Sabtu, 29 Desember 2012

Kasus Gereja Illegal Dinilai Terlalu Eksploitatif


Tudingan terhadap umat Islam yang disebut intoleran dalam kasus Gereja Philadelpia Bekasi dan Gereja GKI Yasmin Bogor saat perayaan Natal lalu, masih menyisakan kebingungan di benak banyak kalangan.


Anggota Dewan Pakar Pusat Hak Asasi Manusia Islam (Pushami) Dr. Saharuddin Daming, SH,MH, bahkan menilai tuduhan itu sebagai isu murahan, tendensius, dan sangat eksploitatif

Menurutnya apa yang dilakukan kelompok-kelompok itu yang didukung sepenuhnya oleh kalangan liberal merupakan wujud usaha dari mereka untuk mengeksploitasi kebebasan berdasar HAM Barat secara mutlak buta tanpa melihat fakta-fakta.

“Padahal  penolakan warga itu tidaklah berdiri sendiri. Pasti terkait dengan fakta yang lain. Seharusnya dipahami latar belakang kenapa warga melakukan reaksi yang kemudian dituduh intoleran,” kata Saharuddin Daming kepada hidayatullah.com, Jum’at (2812/2012).
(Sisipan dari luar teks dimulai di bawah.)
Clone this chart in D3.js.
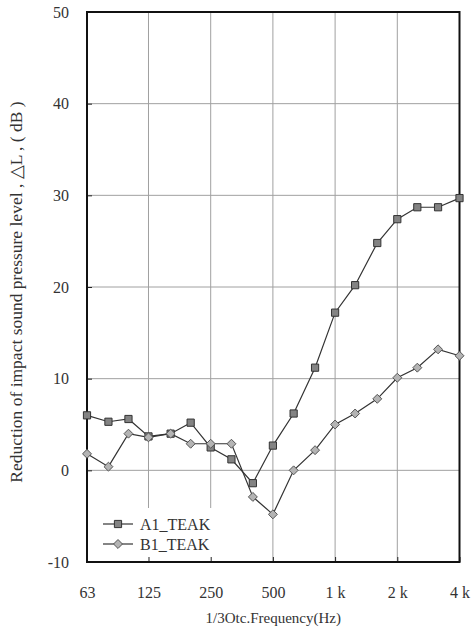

Sementara, lanjut Daming, reaksi warga bertepatan dengan Natal hanya terjadi pada 2 tempat yaitu Bekasi dan Bogor tersebut. Semestinya, kalau memang umat Islam itu intoleran, seharusnya penolakan terhadap gereja liar ilegal tidak hanya di dua tempat itu, tapi di seluruh Indonesia.
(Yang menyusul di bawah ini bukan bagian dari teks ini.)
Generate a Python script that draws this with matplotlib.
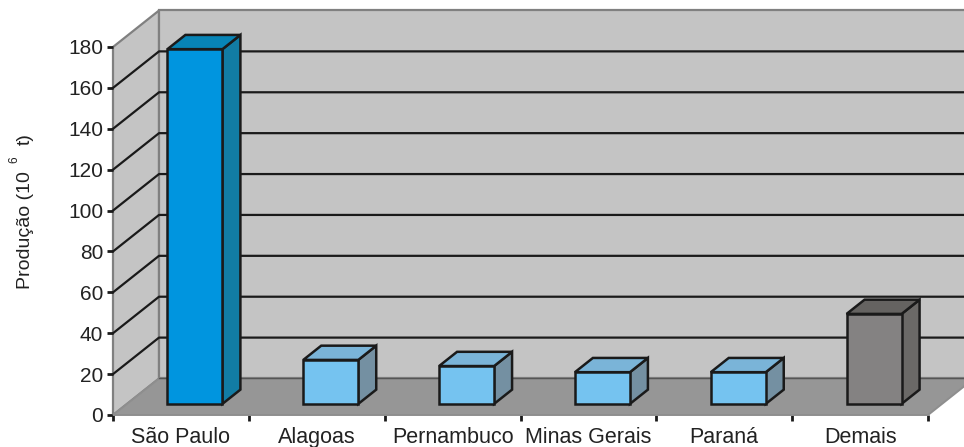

“Ada yang melakukan tindakan berbagai macam cara untuk membangun rumah ibadah dengan mengeksploitasi atas nama warga seolah-olah telah mendapat persetujuan warga. Wajar kalau kemudian warga marah karena dilanggar hak-haknya yang dijamin oleh konstitusi.  Kalau begini, siapa yang intoleran,” kata Daming.

Apalagi kedua pemerintah kota terkait sudah memberi solusi terbaik. Selain karena pendirian rumah gereja itu bertentantangan dengan kemauan warga setempat, pendiriannya juga dinilai bertentangan dengan peraturan Menteri Agama dan tak mendapat persetujuan dari warga setempat yang mayoritas Muslim.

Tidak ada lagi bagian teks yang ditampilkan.